Whether it's cruising the mall with friends on a Friday night, buying the required weekly groceries for the family or stopping by the corner delicatessen for a loaf of bread and a quart of milk, shopping is undoubtedly a part of our everyday life. For the average person or family, these execusions seldom require a great deal of planning or preparation; however, this is not the case when shopping with a child who has a diability.

When I shop with my son David, who has spina bifida, there is a definite, if rarely noticed, six-step process which must be followed. Reviewing this process, which is ingrained into the daily lives of families who have children with disabilities, can benefit others so that they may better understand the trials and tribulations of those with physical diabilities.

Step 1. Finding a Parking Space.

This step is never quite as easy as it may appear. Initially, the search begins by locating the reserved "handicapped spaces," strategically positioned near the entrance of the store. These spaces are not only convinient, but in order to accommodate wheelchairs, they are also wider than standard parking spaces. It is disappointing when these spaces are already in use, but it is extremely frustrating when they are filled with cars whose occupants are ambulatory. Finally, after a complete review of the parking situation, a spot at the end of an aisle is chosen because it permits easy access to all doors.

Step 2. Assembling the Wheelchair.

The second step is to prepare the wheelchair for David's use. Since the disassembled wheelchair is stored in the trunk, it is necessary to remove and position all of the parts before beginning construction. To the casual observer, the assembly procedure looks rather complex, but to the seasoned veteran, it is nearly as simple as tying one's shoe. The wheels, seat, back and footrest must all be connected to the frame in sequential order. One minor mistake results in immediate disassembly and the procedure must be restarted from the beginning. After only a few brief minutes of seemingly effortless twisting, turning and snapping of pieces together, the wheelchair is assembled and ready for David.

Step 3. Positioning the Child.

Properly positioning David into the chair is the third step and is almost as complicated as the assembly of the wheelchair itself. Even though he fits perfectly into the custom-designed seat, David must be secured with a belt and harness to prevent potential mishaps. The seat belt snaps quickly into place; however, the shoulder harness always requires additional adjustments. The bright blue backpack containing toys, diapers and other essential items fits neatly onto the handlebars behind his seat.

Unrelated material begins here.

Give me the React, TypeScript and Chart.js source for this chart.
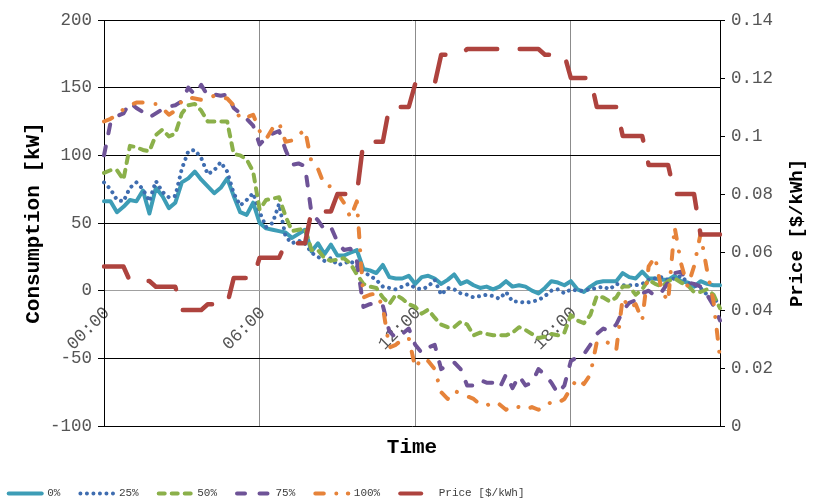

The last accesory, a clear acrylic tray, clamps firmly to the armrests. This action always yields a smile from David because he knows that he is now ready to "roll."

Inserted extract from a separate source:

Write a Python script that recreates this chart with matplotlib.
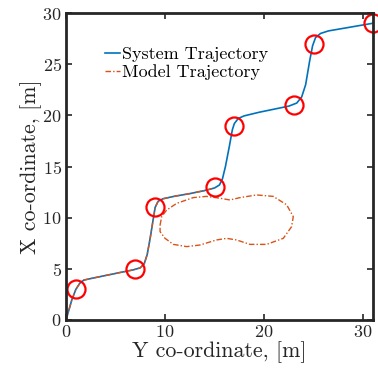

Step 4. Finding an Entrance Ramp.

Moving along over the smooth asphalt surface is usually not a problem until the search for the entrance ramps begins. Inevitably, the ramp is blocked by a delivery truck or some unknowing husband, illegally parked in the fire lane while waiting for his wife's return. Fortunately, the sidewalk curb is low enough that by tilting the wheelchair backwards like a bicycle rider performing a "wheelie," the front guide wheels clear the concrete step with less than a fraction of an inch to spare. Once on the straight and level walkway, the next barrier to overcome is entering the store.

Step 5. Entering the Store.

Unless there are automatic doors which activate as customer approach, the fifth step can be one of the most difficult in the process. Gaining entry is always made easier when a kind and considerate customer holds the door open, allowing David and his wheelchair to enter. However, it never fails that when no one else is around to assist, the doors open outwardly. This requires a backwards approach to the heavy glass doors. Pushing the wheelchair with one hand and opening the door with the other is a skill which requires much patience and a lot of practice. While pivoting on its large inflatable wheels, the wheelchair barely clears the archway as the doors slam shut behind it.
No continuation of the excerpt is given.